Vodafone Group has no plans of infusing more equity into the loss-making Vodafone Idea, Vodafone Group CEO Nick Read said in a conference call, while acknowledging that the telco is going through difficult times. "It is a highly stressed situation that they are trying to navigate. We as a group try to provide them as much practical support as we can, but I want to make it very clear, we are not putting any additional equity into India," Nick Read said. Mr Read's statement comes in the backdrop of Mr Birla's recent letter seeking the government's intervention to prevent the telecom company from collapsing.
Kumar Managalam Birla, who holds a 27 per cent in Vodafone Idea, had recently offered to hand over his stake in the debt-laden telecom company to the government or any other entity that the centre may consider worthy to keep the company float. The government has not yet responded to the offer and there has not been any official response from Vodafone Group either.

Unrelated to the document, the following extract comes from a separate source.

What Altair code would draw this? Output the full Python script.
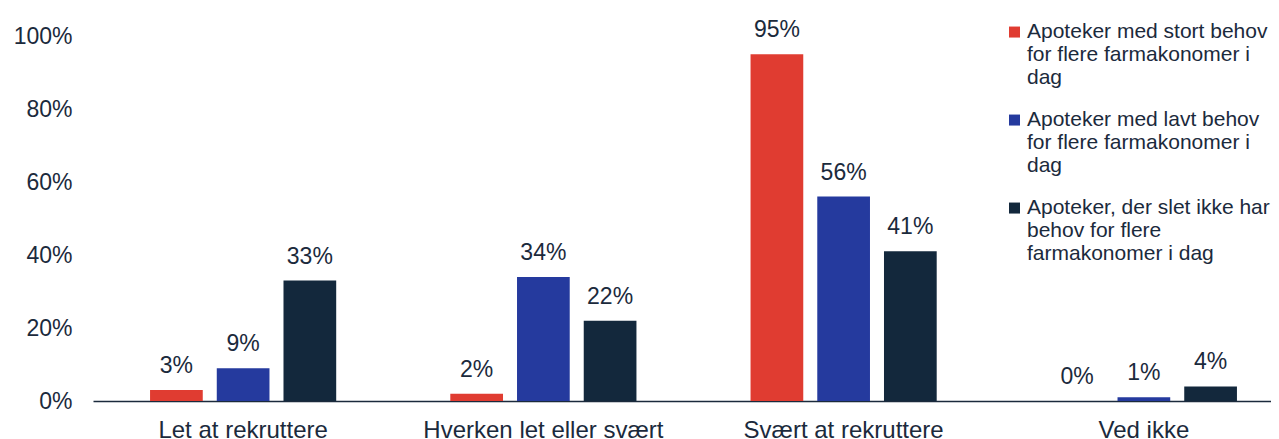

The crux of Vodafone Idea's problem is its adjusted gross revenue (AGR) dues owed to the government. According to the Department of Telecommunications, Vodafone Idea owes more than Rs 50,000 crore as outstanding AGR dues to the centre. Vodafone Idea and Bharti Airtel had approached the Supreme Court for recomputing their AGR dues, but the top court dismissed the plea.
Telecom companies pay a percentage of their revenues as license fees to the government. According to them, non-core businesses such as rent, income from sale of handsets or roaming charges should not be included in the revenue of which they pay a percentage - they only wanted to pay on revenues earned from their core business.
Vodafone Group had merged with Idea Cellular in 2017 and the merger was completed in August 2018. However, with Vodafone Idea experiencing constant losses in revenues and subscribers, Vodafone Group wrote off its investment in the Indian telecom company.
The telecom sector in the country has seen a huge churn over the last decade. Jio, Bharti Airtel and Vodafone Idea are the only telecom companies surviving today, a far cry from the 15+ companies that populated the sector during its heydays. And Vodafone Idea is teetering on the brink.